EuropeThis article was written by Helay Fazel, Xavier Torras Flaquer and Venkatesh Saha, members of the Lauder class of 2014.

Germany is inextricably associated with beer. Indeed, one is prompted to envision pictures of Oktoberfest, where high-quality beer is served in steins by waitresses wearing the traditional dirndl. However, the beer industry, one of Germany’s oldest, is under threat. Germans, for whom beer is a part of tradition, are now drinking less beer than ever — a development which coincides with a centuries-old, self-imposed reinheitsgebot (“purity law”) which dissuades breweries from experimenting with new types of beer to cater to 21st century beer aficionados. Breweries in Germany also have not expanded abroad — the result of a preference among promoters to remain small, family-owned businesses.

According to Walter Koenig, managing director of the Bavarian Brewers Federation, more than 41 large- and 182 medium-sized breweries have closed since 2000, resulting in job losses. According to the online magazine, Berlin, which sustained some 700 breweries in the early 19th century, now counts only about a dozen firms.
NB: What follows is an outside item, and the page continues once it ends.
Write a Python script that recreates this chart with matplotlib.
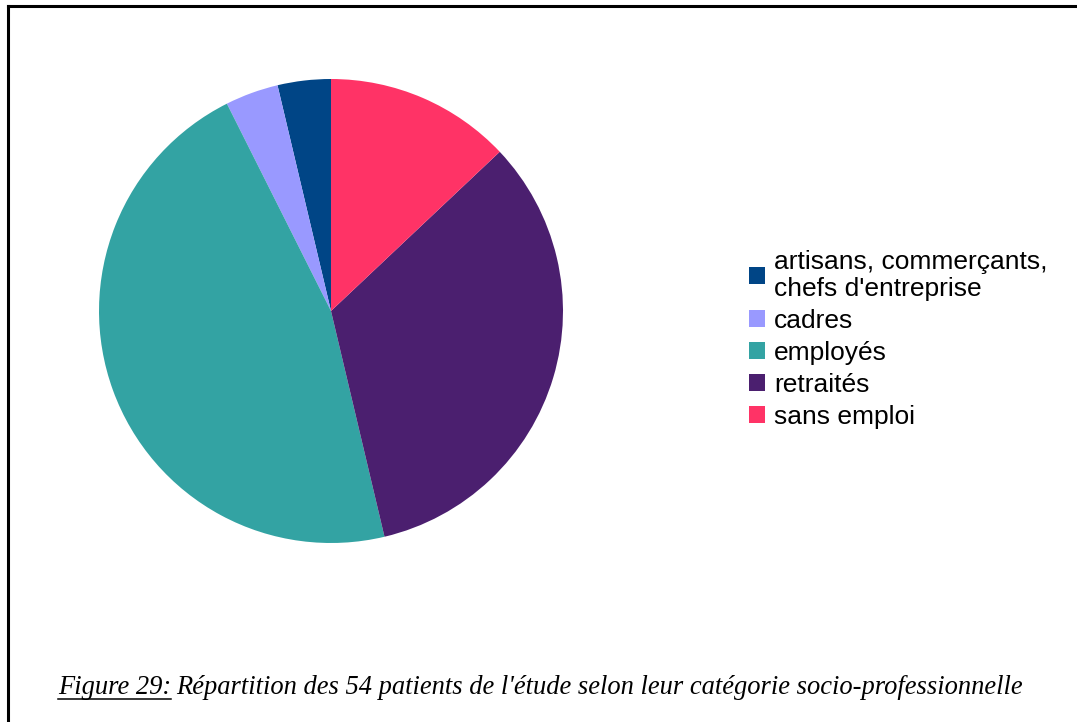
import matplotlib as mpl
mpl.use('agg')
import matplotlib.pyplot as plt
from matplotlib.lines import Line2D

labels = ["artisans, commerçants,\nchefs d'entreprise", "cadres", "employés",
          "retraités", "sans emploi"]
counts = [2, 2, 25, 18, 7]
colors = ['#004586', '#9999ff', '#33a3a3', '#4b1f6f', '#ff3366']

W, H = 1077, 722
fig = plt.figure(figsize=(W / 100, H / 100), dpi=100)

# pie centred at (331, 311) px, radius 232 px
cx, cy, r = 331, 311, 232
ax = fig.add_axes([(cx - r) / W, (H - cy - r) / H, 2 * r / W, 2 * r / H])
wedges, _ = ax.pie(counts, colors=colors, startangle=90, counterclock=True,
                   radius=1, wedgeprops=dict(linewidth=0))
ax.set_xlim(-1, 1)
ax.set_ylim(-1, 1)
ax.set_aspect('equal')
ax.axis('off')

leg = fig.legend(wedges, labels, frameon=False, loc='upper left',
                 bbox_to_anchor=(749 / W, 1 - 250 / H),
                 prop=dict(family='Liberation Sans', size=19),
                 handlelength=0.62, handleheight=0.62, handletextpad=0.32,
                 labelspacing=0.3, borderaxespad=0, borderpad=0)
for t in leg.get_texts():
    t.set_linespacing(1.15)

# frame lines (top and left only)
fig.add_artist(Line2D([8 / W, 1], [1 - 6 / H, 1 - 6 / H], color='black', lw=2.2))
fig.add_artist(Line2D([8 / W, 8 / W], [0, 1 - 6 / H], color='black', lw=2.2))

# caption with underlined "Figure 29:"
cap_font = dict(family='Liberation Serif', style='italic', size=19.1)
x0, yb = 58 / W, 1 - 694 / H
t1 = fig.text(x0, yb, "Figure 29:", ha='left', va='baseline', **cap_font)
fig.canvas.draw()
bb = t1.get_window_extent()
x1 = bb.x1 / W
fig.add_artist(Line2D([x0, x1], [yb - 5 / H, yb - 5 / H], color='black', lw=1.1))
fig.text(x1 + 5 / W, yb, "Répartition des 54 patients de l'étude selon leur catégorie socio-professionnelle",
         ha='left', va='baseline', **cap_font)

fig.savefig('out.png', dpi=100)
An Ernst & Young report states that 27,570 people were employed in German breweries in 2010, with another 414,000 hospitality jobs and 17,400 retail sector jobs attributed to the sale of beer. This represents a decline of 11,000 jobs, compared to 2008. A further decline in this industry can have significant consequences for the German economy.

Furthermore, beer is no longer the core business for many of the surviving breweries. Promoters are building golf courses, renovating castles and opening beer gardens to sustain and, in some cases, even subsidize the brewing business. Despite the decline, this industry remains highly competitive, with more than 1,300 breweries nationwide catering to a population of just over 80 million. Consolidation, which has already occurred globally, has slowly begun in Germany, as foreign players acquire German breweries. Today, five out of the six producers in Munich are owned by global majors. Looking ahead, changes in demographics, more serious penalties for drinking and driving, and a focus on better health are expected to contribute further to the decline in consumption.

Beer-brewing is perhaps one of the oldest industries in the world. Originally produced by monks as a religious drink, beer was actually preferred to wine because it tasted less sour and was easy to store in barrels. It was also cleaner than water and helped prevent illness. The philosopher Plato once allegedly said, “He was a wise man who invented beer.”

Beer gradually became the drink of the masses, with microbreweries present in each town. According to Koenig, in the 1970s Germans consumed 150 liters per capita annually. Current consumption is 106 liters per capita, a 30% decline. (The world leader is the Czech Republic, which reported 159.3 liters per capita in 2009.) “This number is still declining,” Koenig adds. Today, as in the U.S., the trend of microbreweries and craft beer is catching on, putting the larger producers in jeopardy.